Validate Avro messages with Confluent Schema Registry

TL;DR
  1. Register an Avro schema in the Confluent Schema Registry.
  2. Create a Schema Registry entity in Event Gateway pointing to the registry.
  3. Create a Schema Validation produce policy with the confluent_schema_registry type and reject action.

Prerequisites

Install kafkactl. You’ll need it to interact with Kafka clusters.

Start a Docker Compose cluster with multiple Kafka services.

First, we need to create a docker-compose.yaml file.

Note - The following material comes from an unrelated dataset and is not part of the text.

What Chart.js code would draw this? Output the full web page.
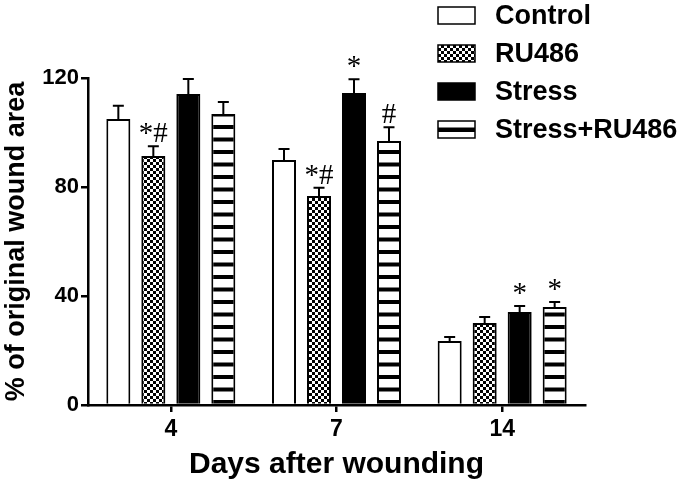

This file will define the services we want to run in our local environment:

cat <<EOF > docker-compose.yaml
name: kafka_cluster

networks:
  kafka:
    name: kafka_event_gateway

services:
  kafka1:
    image: apache/kafka:4.2.0
    networks:
      - kafka
    container_name: kafka1
    ports:
      - "9094:9094"
    environment:
      KAFKA_NODE_ID: 0
      KAFKA_PROCESS_ROLES: broker,controller
      KAFKA_CONTROLLER_LISTENER_NAMES: CONTROLLER
      KAFKA_LISTENERS: INTERNAL://kafka1:9092,CONTROLLER://kafka1:9093,EXTERNAL://0.0.0.0:9094
      KAFKA_ADVERTISED_LISTENERS: INTERNAL://kafka1:9092,EXTERNAL://localhost:9094
      KAFKA_LISTENER_SECURITY_PROTOCOL_MAP: CONTROLLER:PLAINTEXT,INTERNAL:PLAINTEXT,EXTERNAL:PLAINTEXT
      KAFKA_INTER_BROKER_LISTENER_NAME: INTERNAL
      KAFKA_CONTROLLER_QUORUM_VOTERS: 0@kafka1:9093,1@kafka2:9093,2@kafka3:9093
      KAFKA_CLUSTER_ID: 'abcdefghijklmnopqrstuv'
      KAFKA_LOG_DIRS: /tmp/kraft-combined-logs

  kafka2:
    image: apache/kafka:4.2.0
    networks:
      - kafka
    container_name: kafka2
    ports:
      - "9095:9095"
    environment:
      KAFKA_NODE_ID: 1
      KAFKA_PROCESS_ROLES: broker,controller
      KAFKA_CONTROLLER_LISTENER_NAMES: CONTROLLER
      KAFKA_LISTENERS: INTERNAL://kafka2:9092,CONTROLLER://kafka2:9093,EXTERNAL://0.0.0.0:9095
      KAFKA_ADVERTISED_LISTENERS: INTERNAL://kafka2:9092,EXTERNAL://localhost:9095
      KAFKA_LISTENER_SECURITY_PROTOCOL_MAP: CONTROLLER:PLAINTEXT,INTERNAL:PLAINTEXT,EXTERNAL:PLAINTEXT
      KAFKA_INTER_BROKER_LISTENER_NAME: INTERNAL
      KAFKA_CONTROLLER_QUORUM_VOTERS: 0@kafka1:9093,1@kafka2:9093,2@kafka3:9093
      KAFKA_CLUSTER_ID: 'abcdefghijklmnopqrstuv'
      KAFKA_LOG_DIRS: /tmp/kraft-combined-logs

  kafka3:
    image: apache/kafka:4.2.0
    networks:
      - kafka
    container_name: kafka3
    ports:
      - "9096:9096"
    environment:
      KAFKA_NODE_ID: 2
      KAFKA_PROCESS_ROLES: broker,controller
      KAFKA_CONTROLLER_LISTENER_NAMES: CONTROLLER
      KAFKA_LISTENERS: INTERNAL://kafka3:9092,CONTROLLER://kafka3:9093,EXTERNAL://0.0.0.0:9096
      KAFKA_ADVERTISED_LISTENERS: INTERNAL://kafka3:9092,EXTERNAL://localhost:9096
      KAFKA_LISTENER_SECURITY_PROTOCOL_MAP: CONTROLLER:PLAINTEXT,INTERNAL:PLAINTEXT,EXTERNAL:PLAINTEXT
      KAFKA_INTER_BROKER_LISTENER_NAME: INTERNAL
      KAFKA_CONTROLLER_QUORUM_VOTERS: 0@kafka1:9093,1@kafka2:9093,2@kafka3:9093
      KAFKA_CLUSTER_ID: 'abcdefghijklmnopqrstuv'
      KAFKA_LOG_DIRS: /tmp/kraft-combined-logs

  schema-registry:
    image: confluentinc/cp-schema-registry:7.8.7
    networks:
      - kafka
    container_name: schema-registry
    depends_on:
      - kafka1
      - kafka2
      - kafka3
    ports:
      - "8081:8081"
    environment:
      SCHEMA_REGISTRY_HOST_NAME: schema-registry
      SCHEMA_REGISTRY_KAFKASTORE_BOOTSTRAP_SERVERS: kafka1:9092,kafka2:9092,kafka3:9092

EOF

Now, let’s start the local setup:

docker compose up -d

If you don’t have a Konnect account, you can get started quickly with our onboarding wizard.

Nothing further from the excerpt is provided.